Acceptance is the first thing we should do as individuals and a society. We are not all created to look the same and that’s what makes us so special. We have to overcome stigmas that have been put into the world. We have to push back on negativity and discomfort. We have to appreciate and stop judging. When we can do all of those things (and more) we will then be on our way to positive acceptance of ourselves and others.

What are 5 strategies that you implement to maintain your connection with and love for yourself, that our readers might learn from? Could you please give a story or example for each?

I have a daily routine that I do not deviate from that helps me stay focused and grounded in the most optimistic way I can.

  1. Mindset practice. Every day I wake up and do mindset work. I meditate for 30 minutes to help get clear and ask for guidance throughout my day.
  2. Quiet. I spend 100 minutes in silence with my cup of tea after the kids go to school. It allows me to get grounded and ready for my day.
  3. Journaling.

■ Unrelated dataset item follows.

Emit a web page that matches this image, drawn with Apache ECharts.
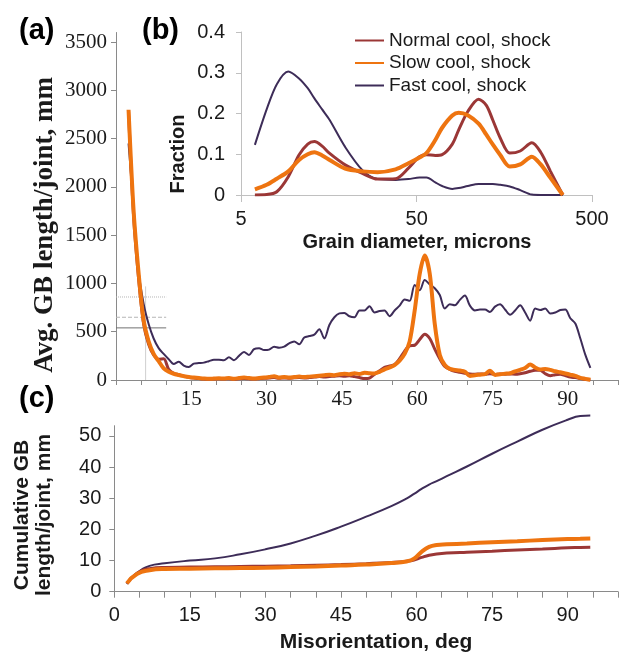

After I meditate, I will spend about 20 minutes journaling about whatever come to my mind. It’s my time to release things that are not serving me, to put ideas to paper and to tell my daily story.
  4. Exercise. I don’t have a set routine for this. Sometimes it’s as simple as the walk to and from school when I’m dropping off the kids. Other times it’s an hour of yoga or going to the gym. I like to mix it up, but I make sure I get outside and move my body for 30–60 minutes a day.
  5. Gratitude Practice. Every night before bed, I say my prayers. I give thanks for my life and my day. For my experiences and for everyone and everything that has impacted me throughout my day. Deep breathing through it and connecting with my source are a way to initiate a stress-free sleep and it allows me to release my stress as well.

What are your favorite books, podcasts, or resources for self-psychology, intimacy, or relationships? What do you love about each one and how does it resonate with you?

I’m a reader, so I mostly veer toward that genre. I love books by people that I resonate with. Most recently I read “The Year of Yes” by Shonda Rhymes and I loved it! It’s about overcoming personal fear and getting to know yourself — very inspirational.

I also love “Eat, Pray, Love” By Elizabeth Gilbert. “The Universe Has Your Back” By Gabby Bernstein and “You Are A Badass” By Jen Sincero. I would be remiss to not mention my own book “#WhyAmIYelling? Because..Relationships!”

You are a person of great influence. If you could inspire a movement that would bring the most amount of good to the most amount of people, what would that be? Maybe we’ll inspire our readers to start it…

I would start the “most important relationship” movement! Learning how to accept and love yourself completely without hesitation. We all need to be less critical of ourselves. Once we can achieve that we can share it with others to create a domino effect. I would love to see that happen!

Can you please give us your favorite “Life Lesson Quote” that you use to guide yourself by?
Can you share how that was relevant to you in your life and how our readers might learn to live by it in theirs?

Deep faith eliminates fear is one of my favorite quotes. I use it every day in so many ways. It’s been available to me in times of darkness and in times of light. Having the power to overcome your fear through your faith is a strong message and even stronger feeling.

Thank you so much for your time and for your inspiring insights!